** WRITTEN PROBLEM **
Give the listing again exactly, omitting its images.

** DATA PROVIDED **
>>>

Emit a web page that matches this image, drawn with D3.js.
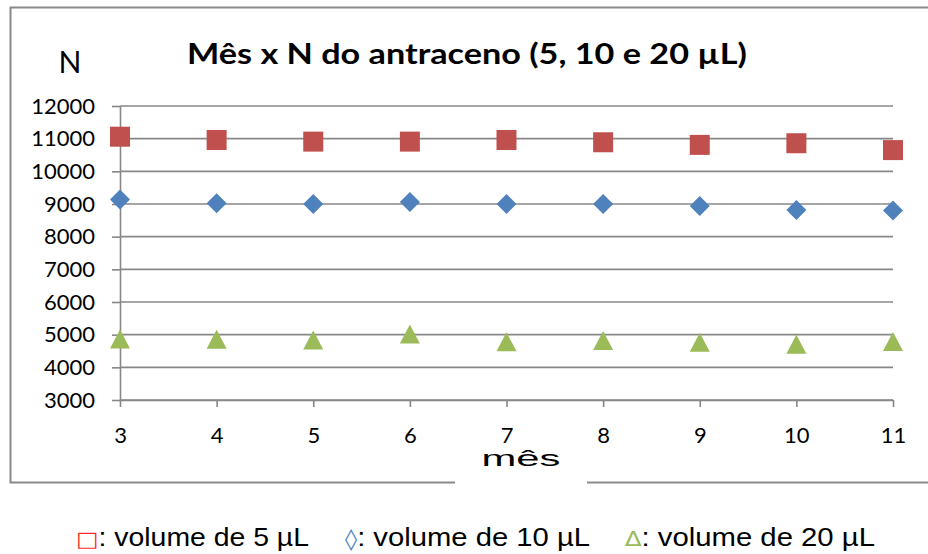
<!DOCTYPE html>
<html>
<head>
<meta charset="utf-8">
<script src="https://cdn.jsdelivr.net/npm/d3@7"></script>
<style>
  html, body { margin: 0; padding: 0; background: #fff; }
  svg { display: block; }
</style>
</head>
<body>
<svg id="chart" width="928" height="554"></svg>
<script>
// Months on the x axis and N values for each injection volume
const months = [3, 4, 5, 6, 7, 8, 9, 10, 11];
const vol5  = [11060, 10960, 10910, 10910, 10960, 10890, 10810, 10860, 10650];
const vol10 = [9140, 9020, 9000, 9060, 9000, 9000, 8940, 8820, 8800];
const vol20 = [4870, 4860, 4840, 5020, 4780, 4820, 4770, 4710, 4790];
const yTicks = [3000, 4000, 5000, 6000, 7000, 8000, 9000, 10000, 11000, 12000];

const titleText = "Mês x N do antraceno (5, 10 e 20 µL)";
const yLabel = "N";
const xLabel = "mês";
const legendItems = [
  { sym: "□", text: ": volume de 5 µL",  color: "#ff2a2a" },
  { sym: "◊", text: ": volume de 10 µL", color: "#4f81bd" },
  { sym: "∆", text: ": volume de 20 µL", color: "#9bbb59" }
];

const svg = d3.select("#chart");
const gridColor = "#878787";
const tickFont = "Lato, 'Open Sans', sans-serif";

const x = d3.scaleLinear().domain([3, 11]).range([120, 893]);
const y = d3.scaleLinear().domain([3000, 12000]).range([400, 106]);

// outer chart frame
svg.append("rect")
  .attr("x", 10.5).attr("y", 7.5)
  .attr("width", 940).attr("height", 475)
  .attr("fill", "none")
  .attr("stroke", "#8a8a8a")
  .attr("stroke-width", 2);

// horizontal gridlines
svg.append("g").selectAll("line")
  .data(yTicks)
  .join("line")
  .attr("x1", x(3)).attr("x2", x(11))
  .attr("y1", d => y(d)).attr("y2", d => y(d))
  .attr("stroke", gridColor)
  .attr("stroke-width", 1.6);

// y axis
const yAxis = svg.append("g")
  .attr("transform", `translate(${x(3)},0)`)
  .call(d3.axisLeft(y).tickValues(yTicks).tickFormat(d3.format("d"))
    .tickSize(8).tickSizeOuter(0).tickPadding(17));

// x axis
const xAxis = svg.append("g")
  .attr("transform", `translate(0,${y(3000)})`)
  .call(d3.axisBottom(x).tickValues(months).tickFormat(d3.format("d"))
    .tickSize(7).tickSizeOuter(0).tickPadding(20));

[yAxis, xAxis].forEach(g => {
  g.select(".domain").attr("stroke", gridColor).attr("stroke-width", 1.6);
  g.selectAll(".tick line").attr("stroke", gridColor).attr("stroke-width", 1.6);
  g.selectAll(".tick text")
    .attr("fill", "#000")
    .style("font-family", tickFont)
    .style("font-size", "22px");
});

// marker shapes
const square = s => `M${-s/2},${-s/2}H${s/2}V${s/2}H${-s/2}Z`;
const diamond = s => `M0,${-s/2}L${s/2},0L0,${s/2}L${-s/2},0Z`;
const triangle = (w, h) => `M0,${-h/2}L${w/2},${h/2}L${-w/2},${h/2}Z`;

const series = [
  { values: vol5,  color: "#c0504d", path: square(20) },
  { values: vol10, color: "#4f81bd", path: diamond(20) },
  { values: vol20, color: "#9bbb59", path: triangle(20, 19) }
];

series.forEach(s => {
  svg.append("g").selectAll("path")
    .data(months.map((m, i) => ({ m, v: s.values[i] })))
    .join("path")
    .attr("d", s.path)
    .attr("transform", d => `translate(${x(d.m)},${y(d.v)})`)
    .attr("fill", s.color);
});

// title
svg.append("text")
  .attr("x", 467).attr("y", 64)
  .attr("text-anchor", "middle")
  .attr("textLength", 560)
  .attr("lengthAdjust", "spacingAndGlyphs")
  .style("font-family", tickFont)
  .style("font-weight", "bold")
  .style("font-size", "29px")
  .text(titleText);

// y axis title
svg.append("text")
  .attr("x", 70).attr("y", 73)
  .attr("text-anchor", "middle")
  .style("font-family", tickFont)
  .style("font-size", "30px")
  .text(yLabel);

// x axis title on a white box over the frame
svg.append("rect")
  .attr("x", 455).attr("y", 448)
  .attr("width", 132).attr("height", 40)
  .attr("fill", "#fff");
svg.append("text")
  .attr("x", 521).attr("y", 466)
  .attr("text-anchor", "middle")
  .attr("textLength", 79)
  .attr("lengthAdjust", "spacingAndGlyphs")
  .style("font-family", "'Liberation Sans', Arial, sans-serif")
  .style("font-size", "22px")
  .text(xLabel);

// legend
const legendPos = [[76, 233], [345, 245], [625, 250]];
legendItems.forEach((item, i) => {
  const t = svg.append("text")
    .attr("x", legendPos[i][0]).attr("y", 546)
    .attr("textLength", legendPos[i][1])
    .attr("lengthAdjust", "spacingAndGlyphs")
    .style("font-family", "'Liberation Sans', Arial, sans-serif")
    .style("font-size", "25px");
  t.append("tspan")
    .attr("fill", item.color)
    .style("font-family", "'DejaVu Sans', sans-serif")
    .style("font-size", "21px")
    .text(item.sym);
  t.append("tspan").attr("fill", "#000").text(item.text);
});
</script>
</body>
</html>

<<<

** THE REPLY **
Emit a web page that matches this image, drawn with D3.js.
<!DOCTYPE html>
<html>
<head>
<meta charset="utf-8">
<script src="https://cdn.jsdelivr.net/npm/d3@7"></script>
<style>
  html, body { margin: 0; padding: 0; background: #fff; }
  svg { display: block; }
</style>
</head>
<body>
<svg id="chart" width="928" height="554"></svg>
<script>
// Months on the x axis and N values for each injection volume
const months = [3, 4, 5, 6, 7, 8, 9, 10, 11];
const vol5  = [11060, 10960, 10910, 10910, 10960, 10890, 10810, 10860, 10650];
const vol10 = [9140, 9020, 9000, 9060, 9000, 9000, 8940, 8820, 8800];
const vol20 = [4870, 4860, 4840, 5020, 4780, 4820, 4770, 4710, 4790];
const yTicks = [3000, 4000, 5000, 6000, 7000, 8000, 9000, 10000, 11000, 12000];

const titleText = "Mês x N do antraceno (5, 10 e 20 µL)";
const yLabel = "N";
const xLabel = "mês";
const legendItems = [
  { sym: "□", text: ": volume de 5 µL",  color: "#ff2a2a" },
  { sym: "◊", text: ": volume de 10 µL", color: "#4f81bd" },
  { sym: "∆", text: ": volume de 20 µL", color: "#9bbb59" }
];

const svg = d3.select("#chart");
const gridColor = "#878787";
const tickFont = "Lato, 'Open Sans', sans-serif";

const x = d3.scaleLinear().domain([3, 11]).range([120, 893]);
const y = d3.scaleLinear().domain([3000, 12000]).range([400, 106]);

// outer chart frame
svg.append("rect")
  .attr("x", 10.5).attr("y", 7.5)
  .attr("width", 940).attr("height", 475)
  .attr("fill", "none")
  .attr("stroke", "#8a8a8a")
  .attr("stroke-width", 2);

// horizontal gridlines
svg.append("g").selectAll("line")
  .data(yTicks)
  .join("line")
  .attr("x1", x(3)).attr("x2", x(11))
  .attr("y1", d => y(d)).attr("y2", d => y(d))
  .attr("stroke", gridColor)
  .attr("stroke-width", 1.6);

// y axis
const yAxis = svg.append("g")
  .attr("transform", `translate(${x(3)},0)`)
  .call(d3.axisLeft(y).tickValues(yTicks).tickFormat(d3.format("d"))
    .tickSize(8).tickSizeOuter(0).tickPadding(17));

// x axis
const xAxis = svg.append("g")
  .attr("transform", `translate(0,${y(3000)})`)
  .call(d3.axisBottom(x).tickValues(months).tickFormat(d3.format("d"))
    .tickSize(7).tickSizeOuter(0).tickPadding(20));

[yAxis, xAxis].forEach(g => {
  g.select(".domain").attr("stroke", gridColor).attr("stroke-width", 1.6);
  g.selectAll(".tick line").attr("stroke", gridColor).attr("stroke-width", 1.6);
  g.selectAll(".tick text")
    .attr("fill", "#000")
    .style("font-family", tickFont)
    .style("font-size", "22px");
});

// marker shapes
const square = s => `M${-s/2},${-s/2}H${s/2}V${s/2}H${-s/2}Z`;
const diamond = s => `M0,${-s/2}L${s/2},0L0,${s/2}L${-s/2},0Z`;
const triangle = (w, h) => `M0,${-h/2}L${w/2},${h/2}L${-w/2},${h/2}Z`;

const series = [
  { values: vol5,  color: "#c0504d", path: square(20) },
  { values: vol10, color: "#4f81bd", path: diamond(20) },
  { values: vol20, color: "#9bbb59", path: triangle(20, 19) }
];

series.forEach(s => {
  svg.append("g").selectAll("path")
    .data(months.map((m, i) => ({ m, v: s.values[i] })))
    .join("path")
    .attr("d", s.path)
    .attr("transform", d => `translate(${x(d.m)},${y(d.v)})`)
    .attr("fill", s.color);
});

// title
svg.append("text")
  .attr("x", 467).attr("y", 64)
  .attr("text-anchor", "middle")
  .attr("textLength", 560)
  .attr("lengthAdjust", "spacingAndGlyphs")
  .style("font-family", tickFont)
  .style("font-weight", "bold")
  .style("font-size", "29px")
  .text(titleText);

// y axis title
svg.append("text")
  .attr("x", 70).attr("y", 73)
  .attr("text-anchor", "middle")
  .style("font-family", tickFont)
  .style("font-size", "30px")
  .text(yLabel);

// x axis title on a white box over the frame
svg.append("rect")
  .attr("x", 455).attr("y", 448)
  .attr("width", 132).attr("height", 40)
  .attr("fill", "#fff");
svg.append("text")
  .attr("x", 521).attr("y", 466)
  .attr("text-anchor", "middle")
  .attr("textLength", 79)
  .attr("lengthAdjust", "spacingAndGlyphs")
  .style("font-family", "'Liberation Sans', Arial, sans-serif")
  .style("font-size", "22px")
  .text(xLabel);

// legend
const legendPos = [[76, 233], [345, 245], [625, 250]];
legendItems.forEach((item, i) => {
  const t = svg.append("text")
    .attr("x", legendPos[i][0]).attr("y", 546)
    .attr("textLength", legendPos[i][1])
    .attr("lengthAdjust", "spacingAndGlyphs")
    .style("font-family", "'Liberation Sans', Arial, sans-serif")
    .style("font-size", "25px");
  t.append("tspan")
    .attr("fill", item.color)
    .style("font-family", "'DejaVu Sans', sans-serif")
    .style("font-size", "21px")
    .text(item.sym);
  t.append("tspan").attr("fill", "#000").text(item.text);
});
</script>
</body>
</html>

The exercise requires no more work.